Family friendly. Sarà vero?
Ormai si trovano quasi ovunque, li chiamano locali family friendly: gli adulti possono mangiare e chiacchierare mentre i bambini saltano su gonfiabili, colorano o giocano in un luogo separato. In alcuni casi i bambini vengono affidati a delle animatrici in altri no. A volte il servizio o lo spazio sono fruibili gratuitamente altre volte è richiesto un piccolo compenso. Uno di questi posti quest’estate ci ha permesso di trascorrere una piacevole serata con amici che vediamo raramente. Eppure questi posti non mi convincono, almeno non troppo.
Ho l’impressione che ripropongano in modo più sofisticato e accattivante la vecchia separazione tra il mondo degli adulti e quello dei bambini. Ho anche il sospetto che siano l’ennesima trovata di un marketing che ormai da decenni guarda all’infanzia come categoria merceologica: lo stesso che ha esteso il baby food ben oltre gli omogeneizzati ( santi e benedetti in alcune occasioni).
I bambini, i miei compresi, in questi posti si divertono. A me però a volte sembrano segregati: confinati in un altrove. A pensarci bene la separazione tra luoghi degli adulti e luoghi dei bambini, non penso ovviamente alla scuola, è sempre esistita anche se in forme diverse da quelle attuali. In fin dei conti è quella separazione che traspare nella struggente descrizione in cui ne La strada di Swann viene implorato il bacio materno prima d’addormentarsi. Una separazione che si intravede anche tra le pagine di Mary Poppins. Questi luoghi per quanto colorati e a misura di bambino mi ricordano la separazione ottocentesca degli ambienti alto borghesi in cui i bambini erano affidati alle cure delle tate. Sarà per questo, pur con tutti i dovuti distinguo, che fatico a considerarli veramente “amici delle famiglie”.
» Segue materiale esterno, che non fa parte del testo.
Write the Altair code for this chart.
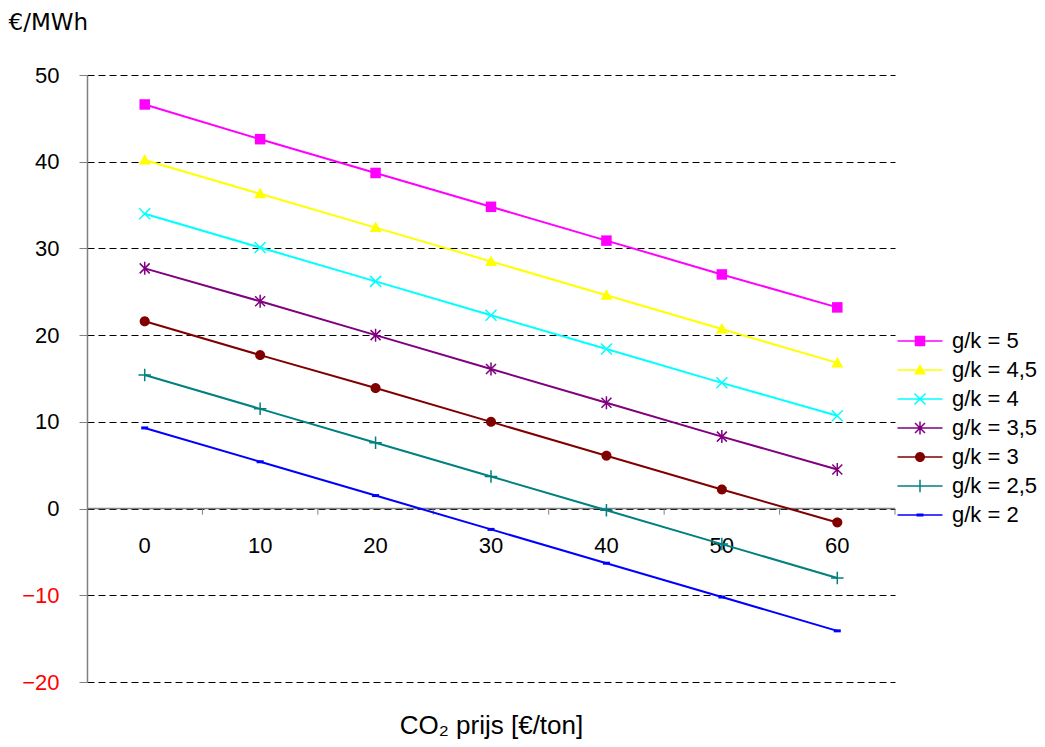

Non credo che tutti i luoghi siano adatti ai bambini e ritengo che stia ai genitori scegliere quelli realisticamente più adatti ai propri figli. Io ad esempio amo i posti con grandi giardini in cui nella bella stagione i bambini possono alzarsi ed andare a giocare liberamente. Ancora di più amo le serate in casa, quelle in cui ognuno porta qualcosa e si condivide uno stesso spazio fisico: ci si siede a tavola insieme, si prova a dialogare anche con i bambini. Trovo normale che quando la discussione viri su quanto era bello il calcio ai tempi di Gigi Riva, sulla crisi della sinistra o sul supermercato più conveniente i bambini taglino la corda e corrano a giocare. Quel che mi piace però è la possibilità delle rispettive incursioni: dei grandi nella stanza in cui i bambini giocano e dei piccoli al tavolo dei grandi. Insomma preferisco i luoghi in cui la separazione non sia netta. Ovviamente è solo una mia opinione e so che prima o poi farò di nuovo ricorso a quelle che simpaticamente definisco “gabbie per bambini”.